Mexico loses 10,000 hectares of mangrove forests of year. There are currently more than 770,000 hectares of these coastal ecosystems remaining in the country, according to the National Commission for the Knowledge and Use of Biodiversity (CONABIO).
If the current rate of destruction continues, by 2025 Yucatán will have lost almost 30 percent of the mangrove forests it had in 2010, according to projections by the National Institute of Ecology and Climate Change.
Mangrove forests, made up of numerous tree species adapted to swampy, saline soils, provide a habitat for a wide range of fauna, serve as a natural water filter, and protect coastal areas from storm surges, hurricanes and erosion. As they grow, the trees absorb large volumes of carbon dioxide.
Their destruction in Yucatán is largely the result of urbanisation and the expansion of tourism, particularly the hotel industry. Other threats include pollutants from fertilisers, pesticides and wastewater that are washed into the mangroves by rivers and streams.
In this region “there are two fundamental elements” that need to be protected: the coastal barriers provided by coral reefs and mangrove forests, said Lorenzo Rosenzweig, executive director of the non-governmental Mexican Fund for Nature Conservation.
“The best way to protect the coasts is to protect the mangroves,” he told Tierramérica.
The Mexican NGO participated in the creation of the Mesoamerican Reef Fund, established in 2004 to protect the coral reefs off the coasts of Mexico, Belize, Guatemala and Honduras, and between 2009 and 2012 it designed adaptation programmes for four ecosystem areas in southeast Mexico, including the Caribbean coast.
The success of San Crisanto’s efforts has attracted national and international attention.
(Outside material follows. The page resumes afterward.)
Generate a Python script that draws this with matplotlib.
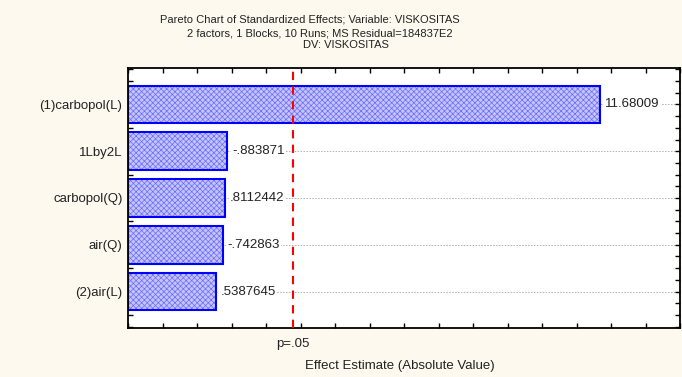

In 2010, the United Nations Development Programme awarded the community its biennial Equator Prize, and the following year, it received a national prize for forest conservation.
The community has also been the subject of a study, “Campesinos-pescadores de Yucatán: uso de la biodiversidad y apropiación de recursos naturales costeros” (Peasant farmers-fishers of Yucatán: Use of biodiversity and appropriation of coastal natural resources), published in 2010 by Luis Arias and Salvador Montiel of the Centre for Research and Advanced Studies at the National Polytechnic Institute.
The study identified 144 species used for livelihood purposes in San Crisanto and noted that ecotourism has become the leading economic activity, due to both the revenues it brings in and the “social recognition” that it earns the community.
The ejido’s strategic plan for 2009-2029 foresees an increase in this trend. “We see ourselves as a community that lives from tourism,” said Loria. “We need to diversify and improve our offerings, to reach a bigger market,” he added.
However, he warned, “if the mangrove disappears, it will be good-bye, San Crisanto.”